We’ll start out by defining both words of the term. Feedback is stimulus as the result of an action. If the action is letting go of a ball, the feedback is watching it fall; if the action is touching a hot stove, the feedback is pain. A loop is a continuous cycle, but you probably already knew that if you eat cereal for breakfast. Putting the words together, a feedback loop is a continuous cycle of action, result, action… result, action, result, action.
There are two types of feedback loops, we call one positive and the other negative. Feedback loops are so common that we can explain both within a single example: eating cake. When you take the first bite of cake, the action, you realize that it’s delicious, the result. Because it was so delicious, you’ll want to take another bite of cake. This describes a positive feedback loop: the result encourages another action to occur. You now know that the cake is delicious and the new goal is to transfer it to your senses as much as possible. You’ll keep eating that cake until the piece has been fully eaten. That is a negative feedback loop: an action that continues until a specific result is attained. In this example, you attained the result of eating the whole piece.
We find these feedback loops throughout nature and society. Let’s look at a few more examples to solidify the idea. Let’s say you have two dogs, Lily and Spike. Spike thinks he heard something outside so he starts to bark. Spike’s barking makes Lily think there is something to bark at so she starts barking. Spike now realizes that Lily is barking too so he is reassured in his barking and continues doing it. Positive feedback loop. Let’s say that the dogs stop barking and come to you to beg for a treat. You think they’re cute and give them each a cookie. Their expressed happiness at receiving a cookie might make you want to give them another. Positive feedback loop.

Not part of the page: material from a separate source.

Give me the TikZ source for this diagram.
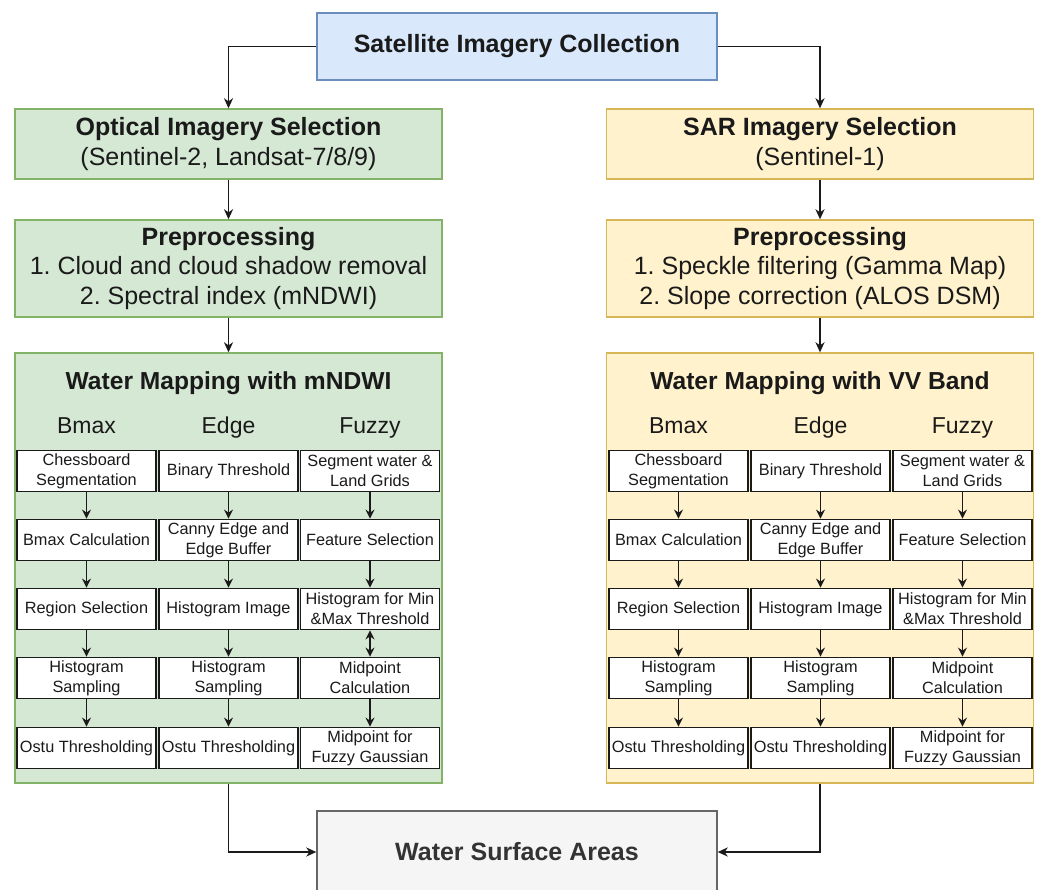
\documentclass[tikz,border=0pt]{standalone}
\usepackage{fontspec}
\setmainfont{Liberation Sans}
\usetikzlibrary{arrows.meta}
\frenchspacing

\definecolor{skyFill}{HTML}{DAE8FC}
\definecolor{skyLine}{HTML}{6C8EBF}
\definecolor{leafFill}{HTML}{D5E8D4}
\definecolor{leafLine}{HTML}{82B366}
\definecolor{sandFill}{HTML}{FFF2CC}
\definecolor{sandLine}{HTML}{D6B656}
\definecolor{ashFill}{HTML}{F5F5F5}
\definecolor{ashLine}{HTML}{666666}
\definecolor{inkDark}{HTML}{1A1A1A}
\definecolor{inkGray}{HTML}{333333}

% one column set of method steps inside a mapping panel
\newcommand\methodboxes[4]{%
  \node[stepbox] (#1-1-1) at (#2,471) {Chessboard\\Segmentation};
  \node[stepbox] (#1-1-2) at (#2,540) {Bmax Calculation};
  \node[stepbox] (#1-1-3) at (#2,609) {Region Selection};
  \node[stepbox] (#1-1-4) at (#2,678) {Histogram\\Sampling};
  \node[stepbox] (#1-1-5) at (#2,748) {Ostu Thresholding};
  \node[stepbox] (#1-2-1) at (#3,471) {Binary Threshold};
  \node[stepbox] (#1-2-2) at (#3,540) {Canny Edge and\\Edge Buffer};
  \node[stepbox] (#1-2-3) at (#3,609) {Histogram Image};
  \node[stepbox] (#1-2-4) at (#3,678) {Histogram\\Sampling};
  \node[stepbox] (#1-2-5) at (#3,748) {Ostu Thresholding};
  \node[stepbox] (#1-3-1) at (#4,471) {Segment water \&\\Land Grids};
  \node[stepbox] (#1-3-2) at (#4,540) {Feature Selection};
  \node[stepbox] (#1-3-3) at (#4,609) {Histogram for Min\\\&Max Threshold};
  \node[stepbox] (#1-3-4) at (#4,678) {Midpoint\\Calculation};
  \node[stepbox] (#1-3-5) at (#4,748) {Midpoint for\\Fuzzy Gaussian};
  \node[colhead] (#1-h1) at (#2,427) {Bmax};
  \node[colhead] (#1-h2) at (#3,427) {Edge};
  \node[colhead] (#1-h3) at (#4,427) {Fuzzy};
}

\begin{document}
\begin{tikzpicture}[x=1pt,y=-1pt,
  stage/.style={draw, line width=1.4pt, inner sep=0pt, align=center,
    text=inkDark, font=\fontsize{25}{29.5}\selectfont},
  ptitle/.style={inner sep=0pt, text=inkDark, font=\fontsize{24.6}{29}\selectfont\bfseries},
  colhead/.style={inner sep=0pt, text height=17pt, text depth=5pt, text=inkDark,
    font=\fontsize{23}{27}\selectfont},
  stepbox/.style={draw=inkDark, line width=1.8pt, fill=white, minimum width=139pt,
    minimum height=41pt, inner sep=0pt, align=center, text=inkDark,
    font=\fontsize{16.3}{20}\selectfont},
  flow/.style={draw=inkDark, line width=1.6pt, -{Stealth[length=10pt,width=9pt,inset=3pt]}},
  sflow/.style={draw=inkDark, line width=1.6pt, -{Stealth[length=9pt,width=9pt,inset=3pt]}},
  dflow/.style={draw=inkDark, line width=1.6pt, {Stealth[length=9pt,width=9pt,inset=3pt]}-{Stealth[length=9pt,width=9pt,inset=3pt]}}
]
\clip (0,0) rectangle (1038,889);
\fill[white] (0,0) rectangle (1038,889);

% source
\node[stage, fill=skyFill, draw=skyLine, minimum width=400pt, minimum height=67pt]
  (sat) at (517,46.5) {\bfseries Satellite Imagery Collection};

% optical branch
\node[stage, fill=leafFill, draw=leafLine, minimum width=427pt, minimum height=70pt]
  (opt) at (228.5,144) {\textbf{Optical Imagery Selection}\\(Sentinel-2, Landsat-7/8/9)};
\node[stage, fill=leafFill, draw=leafLine, minimum width=427pt, minimum height=97pt]
  (preL) at (228.5,268.5) {\textbf{Preprocessing}\\1. Cloud and cloud shadow removal\\2. Spectral index (mNDWI)};
\node[stage, fill=leafFill, draw=leafLine, minimum width=427pt, minimum height=430pt]
  (wmL) at (228.5,568) {};
\node[ptitle] (wmLt) at (228.5,383) {Water Mapping with mNDWI};

% SAR branch
\node[stage, fill=sandFill, draw=sandLine, minimum width=427pt, minimum height=70pt]
  (sar) at (820,144) {\textbf{SAR Imagery Selection}\\(Sentinel-1)};
\node[stage, fill=sandFill, draw=sandLine, minimum width=427pt, minimum height=97pt]
  (preR) at (820,268.5) {\textbf{Preprocessing}\\1. Speckle filtering (Gamma Map)\\2. Slope correction (ALOS DSM)};
\node[stage, fill=sandFill, draw=sandLine, minimum width=427pt, minimum height=430pt]
  (wmR) at (820,568) {};
\node[ptitle] (wmRt) at (820,383) {Water Mapping with VV Band};

% result
\node[stage, fill=ashFill, draw=ashLine, minimum width=400pt, minimum height=82pt,
  text=inkGray] (out) at (517,852) {\bfseries Water Surface Areas};

% method steps
\methodboxes{L}{86.5}{228.5}{370}
\methodboxes{R}{678.5}{820.5}{962.5}

% main flow
\draw[flow] (sat.west) -| (opt.north);
\draw[flow] (sat.east) -| (sar.north);
\draw[flow] (opt) -- (preL);
\draw[flow] (sar) -- (preR);
\draw[flow] (preL) -- (wmL);
\draw[flow] (preR) -- (wmR);
\draw[flow] (wmL.south) |- (out.west);
\draw[flow] (wmR.south) |- (out.east);

% step arrows
\foreach \p in {L,R}
  \foreach \c in {1,2}
    \foreach \r/\n in {1/2,2/3,3/4,4/5}
      \draw[sflow] (\p-\c-\r) -- (\p-\c-\n);
\foreach \r/\n in {1/2,2/3,4/5}
  \draw[sflow] (L-3-\r) -- (L-3-\n);
\draw[dflow] (L-3-3) -- (L-3-4);
\foreach \r/\n in {1/2,2/3,3/4,4/5}
  \draw[sflow] (R-3-\r) -- (R-3-\n);
\end{tikzpicture}
\end{document}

Let’s say you come inside your house on a cold day and your thermostat reads 60 ºF. You decide to switch on the heat and set it to 70 ºF. The heater will begin pumping out warm air until the temperature has reached 70 ºF. If the temperature drops back down to 69 ºF, the heater will turn on again. Negative feedback loop. On this cold day, you decide to make some hot chocolate. You pour a little milk in it to smooth it out but it’s not smooth enough for you. You decide to pour more milk until you are satisfied with the smoothness. Negative feedback loop.
Tundra is the word we give to dirt that has frozen water in it, it exists in some of the coldest parts of our planet. The tundra contains some carbon dioxide that is trapped inside. We know that carbon dioxide is a greenhouse gas as it traps in some of the energy from the sun. As temperatures on the planet rise, more tundra melts which releases more carbon dioxide into the atmosphere. The extra carbon dioxide will help to increase the temperature even more which will melt even more tundra, releasing even more carbon dioxide. Positive feedback loop.
Let’s say you’re down on your luck, bad stuff keeps on happening to you and it has really affected your confidence. You go out on a date to boost your confidence but because you’re so down on yourself, your date doesn’t want you to walk them home; this doesn’t make the next date easier. Positive feedback loop. The term “sabotaging yourself” is just another way to describe a feedback loop. They are everywhere! The better able you are at recognizing them, the better chance you have to stop harmful loops and start beneficial ones.